¡Tierra extraña mi propia tierra! Tiene mi pueblo sus fronteras, como sus credos, firmes y bien guardados en un monte que llamamos Cerro del Castillo. Ciudad atrincherada por el arcabucerismo de su machungona soldadesca. Escuadras, cuarteles, tiradores, cargadores, clavarios y alabarderos al paso de la bandera. El viento que corre por sus calles huele a cal blanca, a pólvora y al frío de orejas ensordecidas, bélicas, amoratadas de sabañones. Yo soy de aquí pero me siento apátrida, un extraño, un cosmopolita, como Milan Kundera, “desgraciado en todas partes".
Y lloro por eso, porque teniendo casa no soy tribu, no tengo hogar ni ando encaprichado del azul de una dama cargada de anillos. O como dijo aquella otra escritora: “no estoy ligada a países, soy indiferente a orígenes y lazos, a viejos conceptos de suelo y estirpe, como una mosca”. Y a este sentimiento de desarraigo, de no ser de ninguna parte le agradezco el no sufrir de apegos innecesarios, ver las cosas desde la distancia de un lugareño ausente.

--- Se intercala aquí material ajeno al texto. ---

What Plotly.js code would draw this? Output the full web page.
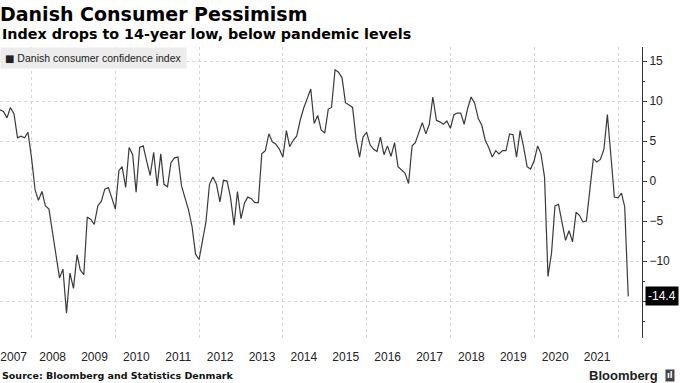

El destierro favorece el encuentro siempre abierto a la extrañeza y encantadora frescura de lo nuevo. La permanente referencia a nuestros orígenes nos hace servir a patrones predeterminados que aprisionan nuestro punto de mira sometiéndolo a trivialidades, intrigas, celos enredadores y pasiones inútiles. La extranjería, el internacionalismo andante, nos da la oportunidad, o al menos la sensación de ser viajeros permanentes, pero sin cargar con la penitencia de nuestro peregrinaje anclado al terruño. Destierro y desarraigo, exilio y diáspora, movimiento dilatador que junto al sistólico instinto de nuestras raíces hacen posible la vida.